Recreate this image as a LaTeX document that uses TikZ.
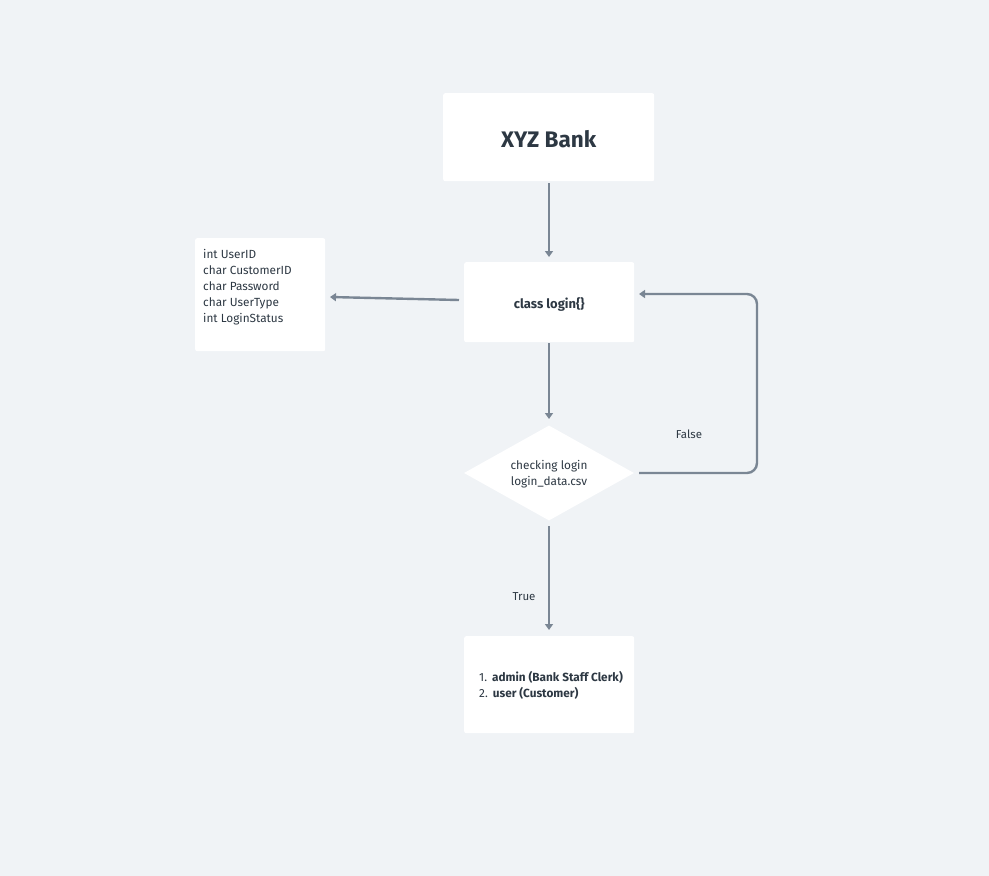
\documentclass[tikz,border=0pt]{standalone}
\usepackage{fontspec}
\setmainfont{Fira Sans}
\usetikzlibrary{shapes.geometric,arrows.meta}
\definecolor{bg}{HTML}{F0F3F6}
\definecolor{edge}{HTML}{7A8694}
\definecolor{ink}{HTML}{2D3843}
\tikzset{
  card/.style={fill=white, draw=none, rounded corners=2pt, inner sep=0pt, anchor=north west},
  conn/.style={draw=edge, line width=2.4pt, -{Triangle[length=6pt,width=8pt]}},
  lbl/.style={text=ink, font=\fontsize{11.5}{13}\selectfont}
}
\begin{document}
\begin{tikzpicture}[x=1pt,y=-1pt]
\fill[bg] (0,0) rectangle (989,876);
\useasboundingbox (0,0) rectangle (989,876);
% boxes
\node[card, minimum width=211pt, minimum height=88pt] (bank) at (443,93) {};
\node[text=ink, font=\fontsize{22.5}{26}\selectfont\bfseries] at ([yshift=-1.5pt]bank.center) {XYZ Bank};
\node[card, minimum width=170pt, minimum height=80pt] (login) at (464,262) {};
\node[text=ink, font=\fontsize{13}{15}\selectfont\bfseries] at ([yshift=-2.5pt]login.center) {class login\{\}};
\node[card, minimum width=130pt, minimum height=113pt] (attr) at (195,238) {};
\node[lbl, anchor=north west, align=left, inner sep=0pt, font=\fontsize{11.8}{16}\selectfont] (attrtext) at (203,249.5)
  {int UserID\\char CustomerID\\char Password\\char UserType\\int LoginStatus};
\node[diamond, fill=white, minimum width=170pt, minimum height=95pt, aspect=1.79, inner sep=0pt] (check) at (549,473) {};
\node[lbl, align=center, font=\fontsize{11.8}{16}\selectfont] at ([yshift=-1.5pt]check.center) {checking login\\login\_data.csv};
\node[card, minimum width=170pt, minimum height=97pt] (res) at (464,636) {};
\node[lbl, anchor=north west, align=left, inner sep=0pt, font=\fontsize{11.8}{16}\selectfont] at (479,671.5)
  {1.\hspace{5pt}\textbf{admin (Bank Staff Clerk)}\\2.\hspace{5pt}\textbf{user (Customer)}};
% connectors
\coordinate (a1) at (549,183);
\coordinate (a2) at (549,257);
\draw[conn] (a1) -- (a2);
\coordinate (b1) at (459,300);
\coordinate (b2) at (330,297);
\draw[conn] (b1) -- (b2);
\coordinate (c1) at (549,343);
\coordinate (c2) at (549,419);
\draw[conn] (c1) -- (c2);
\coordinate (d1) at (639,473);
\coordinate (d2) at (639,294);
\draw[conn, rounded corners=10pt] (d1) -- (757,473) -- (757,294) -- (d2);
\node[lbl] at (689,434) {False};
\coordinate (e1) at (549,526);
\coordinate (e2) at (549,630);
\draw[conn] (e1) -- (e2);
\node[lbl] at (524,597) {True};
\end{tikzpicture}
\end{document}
▬▬▬
PROBLEM DETAILS: Leave out the pictures and give the listing above again exactly.

ANSWER IN FULL:
Recreate this image as a LaTeX document that uses TikZ.
\documentclass[tikz,border=0pt]{standalone}
\usepackage{fontspec}
\setmainfont{Fira Sans}
\usetikzlibrary{shapes.geometric,arrows.meta}
\definecolor{bg}{HTML}{F0F3F6}
\definecolor{edge}{HTML}{7A8694}
\definecolor{ink}{HTML}{2D3843}
\tikzset{
  card/.style={fill=white, draw=none, rounded corners=2pt, inner sep=0pt, anchor=north west},
  conn/.style={draw=edge, line width=2.4pt, -{Triangle[length=6pt,width=8pt]}},
  lbl/.style={text=ink, font=\fontsize{11.5}{13}\selectfont}
}
\begin{document}
\begin{tikzpicture}[x=1pt,y=-1pt]
\fill[bg] (0,0) rectangle (989,876);
\useasboundingbox (0,0) rectangle (989,876);
% boxes
\node[card, minimum width=211pt, minimum height=88pt] (bank) at (443,93) {};
\node[text=ink, font=\fontsize{22.5}{26}\selectfont\bfseries] at ([yshift=-1.5pt]bank.center) {XYZ Bank};
\node[card, minimum width=170pt, minimum height=80pt] (login) at (464,262) {};
\node[text=ink, font=\fontsize{13}{15}\selectfont\bfseries] at ([yshift=-2.5pt]login.center) {class login\{\}};
\node[card, minimum width=130pt, minimum height=113pt] (attr) at (195,238) {};
\node[lbl, anchor=north west, align=left, inner sep=0pt, font=\fontsize{11.8}{16}\selectfont] (attrtext) at (203,249.5)
  {int UserID\\char CustomerID\\char Password\\char UserType\\int LoginStatus};
\node[diamond, fill=white, minimum width=170pt, minimum height=95pt, aspect=1.79, inner sep=0pt] (check) at (549,473) {};
\node[lbl, align=center, font=\fontsize{11.8}{16}\selectfont] at ([yshift=-1.5pt]check.center) {checking login\\login\_data.csv};
\node[card, minimum width=170pt, minimum height=97pt] (res) at (464,636) {};
\node[lbl, anchor=north west, align=left, inner sep=0pt, font=\fontsize{11.8}{16}\selectfont] at (479,671.5)
  {1.\hspace{5pt}\textbf{admin (Bank Staff Clerk)}\\2.\hspace{5pt}\textbf{user (Customer)}};
% connectors
\coordinate (a1) at (549,183);
\coordinate (a2) at (549,257);
\draw[conn] (a1) -- (a2);
\coordinate (b1) at (459,300);
\coordinate (b2) at (330,297);
\draw[conn] (b1) -- (b2);
\coordinate (c1) at (549,343);
\coordinate (c2) at (549,419);
\draw[conn] (c1) -- (c2);
\coordinate (d1) at (639,473);
\coordinate (d2) at (639,294);
\draw[conn, rounded corners=10pt] (d1) -- (757,473) -- (757,294) -- (d2);
\node[lbl] at (689,434) {False};
\coordinate (e1) at (549,526);
\coordinate (e2) at (549,630);
\draw[conn] (e1) -- (e2);
\node[lbl] at (524,597) {True};
\end{tikzpicture}
\end{document}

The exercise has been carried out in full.